Demand Media released financial results for the first quarter of 2011 Thursday; the company saw gains in revenue and losses from operations in comparison to the same quarter last year.
“We reported better-than-expected results in Q1 2011, driven primarily by continued momentum from our owned and operated sites,” Richard Rosenblatt, chairman and CEO of Demand Media, says in a news release.
Revenue was $79.5 million, an increase of 48 percent compared to quarter one (Q1) of 2010, which boasted $53.6 million. However, loss from operations was $4.2 million, there was a $3.2 million loss from operations in Q1 2010, according to a news release from Demand Media.
The total net-loss for this quarter was $5.6 million compared to a net loss of $4.1 million in Q1 of 2010. Content and media revenue was up to $51.9 million—a 72 percent increase—in comparison to Q1 of 2010’s $30.2 million.
“We are off to a great start in 2011—reporting record quarterly revenue, stronger than expected adjusted OIBDA and over $19 million in cash flows from operations in the first quarter,” Demand Media’s president and CFO Charles Hilliard says in a news release.
Traffic acquisition costs was $3.2 million, it represents the portion of content and media revenue shared with Demand Media partners. About 6.2 percent of content and media revenue came from traffic acquisition costs, compared to $2.7 million or 8.9 percent in Q1 of 2010.
Cracked.com’s Facebook fan base surpassed the one million mark while the owned and operated Demand Media sites saw a 32 percent increase in page views from the same quarter last year.
“Outperformance in Q1 was driven by ongoing revenue growth from our content library, combined with strong direct brand advertising sales,” Hilliard says in a prepared statement. “Our raised fiscal 2011 guidance reflects our better-than-expected first quarter results as well as our continued reinvestment in content and diversifying sources of traffic and revenue.”
Demand Media also announced Thursday that the group will be making changes to its content by including more feature length stories that provide original editorial copy. Writers of these stories will be paid between $80 and $350, up from the usual $15 for shorter 500 word pieces, and the platform will support line edits, rewrites, photo treatments and it will automatically check all content for plagiarism.
Jeremy Reed, senior vice president of editorial at Demand Media, acknowledges these feature changes were in part a response to Google Algorithm changes.
“Google makes smart decisions and it makes us smarter because we do get a portion of our traffic from search but every time they do something it really does make us smarter and forces us in the right direction. But, the right direction has always been this long-term strategy that we’ve had. It wasn’t one day we were a sandwich shop and now we’re selling tires,” he says.

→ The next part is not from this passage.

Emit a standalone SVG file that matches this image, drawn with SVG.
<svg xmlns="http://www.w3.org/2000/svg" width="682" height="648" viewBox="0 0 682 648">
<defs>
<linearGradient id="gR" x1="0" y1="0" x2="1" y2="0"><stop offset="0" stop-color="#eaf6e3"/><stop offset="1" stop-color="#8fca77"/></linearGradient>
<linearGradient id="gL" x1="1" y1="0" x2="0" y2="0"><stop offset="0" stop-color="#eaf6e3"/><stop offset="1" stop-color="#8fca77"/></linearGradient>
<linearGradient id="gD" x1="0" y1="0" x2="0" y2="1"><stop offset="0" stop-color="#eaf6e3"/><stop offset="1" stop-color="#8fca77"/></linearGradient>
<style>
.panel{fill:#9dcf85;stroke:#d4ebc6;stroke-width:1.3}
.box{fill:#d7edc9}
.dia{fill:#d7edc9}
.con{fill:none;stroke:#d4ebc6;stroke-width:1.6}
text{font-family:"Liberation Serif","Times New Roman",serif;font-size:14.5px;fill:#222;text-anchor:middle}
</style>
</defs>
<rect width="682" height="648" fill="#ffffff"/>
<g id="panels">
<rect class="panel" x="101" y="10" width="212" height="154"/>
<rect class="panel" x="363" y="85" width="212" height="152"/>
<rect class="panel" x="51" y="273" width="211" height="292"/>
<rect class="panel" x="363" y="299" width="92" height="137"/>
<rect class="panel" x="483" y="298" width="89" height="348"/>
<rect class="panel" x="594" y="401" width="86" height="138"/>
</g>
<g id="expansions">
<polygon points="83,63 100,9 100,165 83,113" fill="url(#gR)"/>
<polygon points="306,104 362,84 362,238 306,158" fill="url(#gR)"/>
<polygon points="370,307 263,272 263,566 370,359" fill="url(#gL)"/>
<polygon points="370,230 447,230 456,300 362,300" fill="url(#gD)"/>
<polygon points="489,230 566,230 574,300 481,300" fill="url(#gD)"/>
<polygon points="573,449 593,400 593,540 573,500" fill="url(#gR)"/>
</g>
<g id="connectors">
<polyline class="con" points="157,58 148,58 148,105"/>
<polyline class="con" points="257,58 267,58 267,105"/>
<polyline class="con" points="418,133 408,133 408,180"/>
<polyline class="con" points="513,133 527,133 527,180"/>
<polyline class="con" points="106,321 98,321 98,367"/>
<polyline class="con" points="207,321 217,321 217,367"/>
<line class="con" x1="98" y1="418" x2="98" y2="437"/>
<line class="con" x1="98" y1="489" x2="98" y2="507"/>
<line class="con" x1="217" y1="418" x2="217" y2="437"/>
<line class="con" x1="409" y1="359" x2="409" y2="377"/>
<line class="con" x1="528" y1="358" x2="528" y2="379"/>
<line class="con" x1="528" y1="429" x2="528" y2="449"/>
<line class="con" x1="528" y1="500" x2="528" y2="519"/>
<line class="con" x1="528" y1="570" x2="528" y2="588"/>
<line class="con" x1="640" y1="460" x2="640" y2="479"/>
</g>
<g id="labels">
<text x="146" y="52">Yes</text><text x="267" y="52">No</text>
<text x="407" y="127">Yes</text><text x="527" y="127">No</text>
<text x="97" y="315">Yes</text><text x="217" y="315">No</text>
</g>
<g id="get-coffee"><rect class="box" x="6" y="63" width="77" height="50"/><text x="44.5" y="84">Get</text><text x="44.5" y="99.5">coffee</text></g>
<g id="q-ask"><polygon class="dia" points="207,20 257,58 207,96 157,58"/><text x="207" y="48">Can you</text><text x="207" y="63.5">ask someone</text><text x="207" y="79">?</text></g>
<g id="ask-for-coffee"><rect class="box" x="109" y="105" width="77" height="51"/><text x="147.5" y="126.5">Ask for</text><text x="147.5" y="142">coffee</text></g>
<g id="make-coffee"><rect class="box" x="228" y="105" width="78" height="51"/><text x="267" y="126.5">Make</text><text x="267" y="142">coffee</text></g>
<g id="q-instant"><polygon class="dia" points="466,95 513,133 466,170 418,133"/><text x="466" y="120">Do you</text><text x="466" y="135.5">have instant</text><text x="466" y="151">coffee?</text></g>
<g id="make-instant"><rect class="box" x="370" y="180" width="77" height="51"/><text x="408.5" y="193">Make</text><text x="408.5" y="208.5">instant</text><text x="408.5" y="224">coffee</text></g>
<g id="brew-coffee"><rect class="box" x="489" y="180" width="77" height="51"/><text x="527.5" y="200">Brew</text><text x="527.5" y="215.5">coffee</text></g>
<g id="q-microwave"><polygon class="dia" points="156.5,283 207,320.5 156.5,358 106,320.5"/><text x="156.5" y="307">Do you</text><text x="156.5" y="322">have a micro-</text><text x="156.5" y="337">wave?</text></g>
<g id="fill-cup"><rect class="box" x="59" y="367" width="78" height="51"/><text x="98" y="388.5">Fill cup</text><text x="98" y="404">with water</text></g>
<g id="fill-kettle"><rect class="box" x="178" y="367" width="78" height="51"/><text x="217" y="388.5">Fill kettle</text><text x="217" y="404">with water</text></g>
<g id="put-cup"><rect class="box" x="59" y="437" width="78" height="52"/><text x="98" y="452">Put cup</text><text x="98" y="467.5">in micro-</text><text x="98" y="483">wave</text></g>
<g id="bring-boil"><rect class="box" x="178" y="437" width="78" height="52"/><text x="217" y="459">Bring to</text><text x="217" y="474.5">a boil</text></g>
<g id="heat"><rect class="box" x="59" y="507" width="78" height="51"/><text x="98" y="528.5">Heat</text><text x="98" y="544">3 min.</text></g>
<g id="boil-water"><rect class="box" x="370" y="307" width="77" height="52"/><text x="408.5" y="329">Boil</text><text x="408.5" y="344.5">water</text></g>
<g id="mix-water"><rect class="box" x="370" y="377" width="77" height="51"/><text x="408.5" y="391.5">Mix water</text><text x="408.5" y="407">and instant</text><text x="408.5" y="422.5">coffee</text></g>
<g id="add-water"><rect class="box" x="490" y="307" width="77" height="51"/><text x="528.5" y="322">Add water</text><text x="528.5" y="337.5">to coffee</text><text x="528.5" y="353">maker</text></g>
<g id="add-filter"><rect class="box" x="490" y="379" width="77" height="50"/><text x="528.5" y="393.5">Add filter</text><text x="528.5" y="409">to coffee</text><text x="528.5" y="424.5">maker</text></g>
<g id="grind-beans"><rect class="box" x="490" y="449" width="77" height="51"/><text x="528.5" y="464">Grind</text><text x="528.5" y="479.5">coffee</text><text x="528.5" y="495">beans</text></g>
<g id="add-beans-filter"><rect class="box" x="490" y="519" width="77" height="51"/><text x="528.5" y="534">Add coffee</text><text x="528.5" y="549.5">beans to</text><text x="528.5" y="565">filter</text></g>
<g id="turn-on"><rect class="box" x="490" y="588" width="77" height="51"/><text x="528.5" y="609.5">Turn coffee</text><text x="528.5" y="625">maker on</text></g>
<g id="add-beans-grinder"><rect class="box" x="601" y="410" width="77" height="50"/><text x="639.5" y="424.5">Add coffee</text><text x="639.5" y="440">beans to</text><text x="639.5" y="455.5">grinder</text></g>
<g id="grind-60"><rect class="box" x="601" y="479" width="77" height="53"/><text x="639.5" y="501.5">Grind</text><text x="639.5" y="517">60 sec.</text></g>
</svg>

For Reed, expanding sites to include longer form journalism was always an obvious choice.
“What we realized and what we kind of always knew is that we needed to develop a fully realized editorial strategy. There has to be content for things we could answer, especially in 500 words, but also content that had more of a story arch, content that we interviewed people for,” he says.
Editorial directions will be driven, in part, by Demand staff.
“Writers will bring in pitches but we’ll also be developing pitches with the editorial leads,” says Reed. “We’re working with our community of feature writers to find out who’s the best person to do what.”
The new story format will require writers to incorporate original reporting, exclusive quotes, sidebars and they will have word counts north of 850 words. Editors will also spend more time with writers and a story because content will approach more complex subjects.
“There’s only so much time you need to spend with [topics like] ‘How to ripen an avocado.’ You get in there, you get it ripe and then you leave. Something like a bigger topic to wrap your mind around and then wrap the audience around—something like wedding trends for 2011 (needs more editorial time) just because of what we’re trying to achieve for the audience, it’s just a little more difficult so we’ll spend some more time.”
The price increase should silence some critics of Demand Media, who have called it a “content farm” for not paying freelancers more.
“One of the things that we’ve always done as a publishing company, and it’s important to us, is being completely transparent about what we pay. You know exactly what the opportunities are, we tell you exactly what the requirements are and hopefully it’s a great marriage. The $80 to $350 (feature payment) that takes into account how difficult it is to write, what experience do you bring, do you have an aggressive turn around time,” he says, adding, “We’re trying to do the right thing, sometimes we make missteps but we are trying to figure out a way to tap into the very talented people that we know are out there.”